讲真,本人很好奇,为什么kmp算法那么快,在String的contains方法中却没有使用这中算法。
为什么java String.contains 没有使用类似KMP字符串匹配算法进行优化?
这里有提到虽然kmp算法在时间复杂度上让人满意,但是面向公众的时候,kmp算法所带来的空间消耗是没有当前(2020年使用的jdk1.8)算法好的。
话不多说,带着求知的心探索一下目前contains使用的算法。
/**
* Code shared by String and StringBuffer to do searches. The
* source is the character array being searched, and the target
* is the string being searched for.
*
* @param source the characters being searched.
* @param sourceOffset offset of the source string.

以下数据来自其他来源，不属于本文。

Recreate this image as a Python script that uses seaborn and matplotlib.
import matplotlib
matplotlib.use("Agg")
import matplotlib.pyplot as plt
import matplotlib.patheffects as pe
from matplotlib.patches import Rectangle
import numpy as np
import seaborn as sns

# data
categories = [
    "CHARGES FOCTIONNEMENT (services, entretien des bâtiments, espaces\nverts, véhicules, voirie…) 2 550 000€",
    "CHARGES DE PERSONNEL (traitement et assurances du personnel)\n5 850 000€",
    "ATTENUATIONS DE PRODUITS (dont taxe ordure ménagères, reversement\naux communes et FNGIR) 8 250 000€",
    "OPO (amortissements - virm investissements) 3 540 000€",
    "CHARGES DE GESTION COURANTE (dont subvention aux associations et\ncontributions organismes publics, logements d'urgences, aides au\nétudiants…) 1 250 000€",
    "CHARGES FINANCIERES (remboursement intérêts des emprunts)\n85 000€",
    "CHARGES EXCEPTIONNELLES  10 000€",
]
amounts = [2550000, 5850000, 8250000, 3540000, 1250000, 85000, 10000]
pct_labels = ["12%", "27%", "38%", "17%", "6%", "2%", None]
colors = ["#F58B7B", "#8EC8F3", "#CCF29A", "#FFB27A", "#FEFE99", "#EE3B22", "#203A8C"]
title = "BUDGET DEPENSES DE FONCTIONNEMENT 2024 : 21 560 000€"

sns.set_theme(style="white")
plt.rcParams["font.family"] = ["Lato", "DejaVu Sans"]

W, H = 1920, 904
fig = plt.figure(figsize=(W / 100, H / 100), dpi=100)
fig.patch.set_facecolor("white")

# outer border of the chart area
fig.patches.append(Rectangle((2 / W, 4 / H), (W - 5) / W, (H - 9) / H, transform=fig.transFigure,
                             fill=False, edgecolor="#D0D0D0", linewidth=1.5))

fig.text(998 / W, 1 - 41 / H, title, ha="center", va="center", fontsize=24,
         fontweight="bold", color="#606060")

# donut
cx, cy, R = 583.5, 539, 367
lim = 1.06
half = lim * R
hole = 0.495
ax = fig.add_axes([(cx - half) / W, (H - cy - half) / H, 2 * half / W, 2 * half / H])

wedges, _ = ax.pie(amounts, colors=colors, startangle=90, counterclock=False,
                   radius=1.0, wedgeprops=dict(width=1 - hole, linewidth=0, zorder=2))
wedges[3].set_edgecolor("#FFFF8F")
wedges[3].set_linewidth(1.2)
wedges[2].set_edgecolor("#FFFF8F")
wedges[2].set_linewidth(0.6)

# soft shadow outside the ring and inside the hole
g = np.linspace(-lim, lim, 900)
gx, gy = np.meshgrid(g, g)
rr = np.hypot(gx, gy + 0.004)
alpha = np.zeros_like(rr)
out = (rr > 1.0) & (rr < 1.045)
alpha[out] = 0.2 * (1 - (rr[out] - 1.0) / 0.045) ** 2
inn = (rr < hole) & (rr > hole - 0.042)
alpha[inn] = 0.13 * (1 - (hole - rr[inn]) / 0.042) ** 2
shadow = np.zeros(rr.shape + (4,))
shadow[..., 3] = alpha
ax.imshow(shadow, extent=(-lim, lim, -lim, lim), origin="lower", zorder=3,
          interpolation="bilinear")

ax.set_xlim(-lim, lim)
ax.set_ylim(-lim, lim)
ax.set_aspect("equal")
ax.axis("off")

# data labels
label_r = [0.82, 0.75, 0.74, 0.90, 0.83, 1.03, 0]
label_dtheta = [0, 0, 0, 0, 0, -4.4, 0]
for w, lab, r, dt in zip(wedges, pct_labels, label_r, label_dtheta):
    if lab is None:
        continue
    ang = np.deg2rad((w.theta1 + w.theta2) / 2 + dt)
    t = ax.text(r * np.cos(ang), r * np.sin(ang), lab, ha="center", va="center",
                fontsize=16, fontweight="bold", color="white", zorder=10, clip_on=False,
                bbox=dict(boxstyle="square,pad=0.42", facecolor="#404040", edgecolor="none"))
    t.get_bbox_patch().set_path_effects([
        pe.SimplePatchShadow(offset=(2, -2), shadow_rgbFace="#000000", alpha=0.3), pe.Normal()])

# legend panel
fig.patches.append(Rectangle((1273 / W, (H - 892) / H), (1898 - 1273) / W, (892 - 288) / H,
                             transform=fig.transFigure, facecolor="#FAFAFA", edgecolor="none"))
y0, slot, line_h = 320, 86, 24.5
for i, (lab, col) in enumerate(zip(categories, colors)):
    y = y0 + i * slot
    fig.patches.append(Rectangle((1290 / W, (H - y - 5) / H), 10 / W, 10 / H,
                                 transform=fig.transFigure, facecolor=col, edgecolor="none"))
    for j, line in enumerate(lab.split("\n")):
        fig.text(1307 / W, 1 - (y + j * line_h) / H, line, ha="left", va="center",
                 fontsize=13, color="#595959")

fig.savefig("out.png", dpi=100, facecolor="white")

* @param sourceCount count of the source string.
* @param target the characters being searched for.
* @param targetOffset offset of the target string.
* @param targetCount count of the target string.
* @param fromIndex the index to begin searching from.
*/
static int indexOf(char[] source, int sourceOffset, int sourceCount,
char[] target, int targetOffset, int targetCount,
int fromIndex) {
if (fromIndex >= sourceCount) {
return (targetCount == 0 ? sourceCount : -1);
}
if (fromIndex < 0) {
fromIndex = 0;
}
if (targetCount == 0) {
return fromIndex;
}
char first = target[targetOffset];
int max = sourceOffset + (sourceCount - targetCount);
for (int i = sourceOffset + fromIndex; i <= max; i++) {
/* Look for first character. */
if (source[i] != first) {
while (++i <= max && source[i] != first);
}
/* Found first character, now look at the rest of v2 */
if (i <= max) {
int j = i + 1;
int end = j + targetCount - 1;
for (int k = targetOffset + 1; j < end && source[j]
== target[k]; j++, k++);
if (j == end) {
/* Found whole string. */
return i - sourceOffset;
}
}
}
return -1;
}
这个算法的思想就是在主串中先找到匹配串中的第一个字符,然后再巧妙地用for循环匹配串中剩下的部分是否和主串后面的部分相同。总之,是个暴力。但是这个暴力感觉好厉害啊。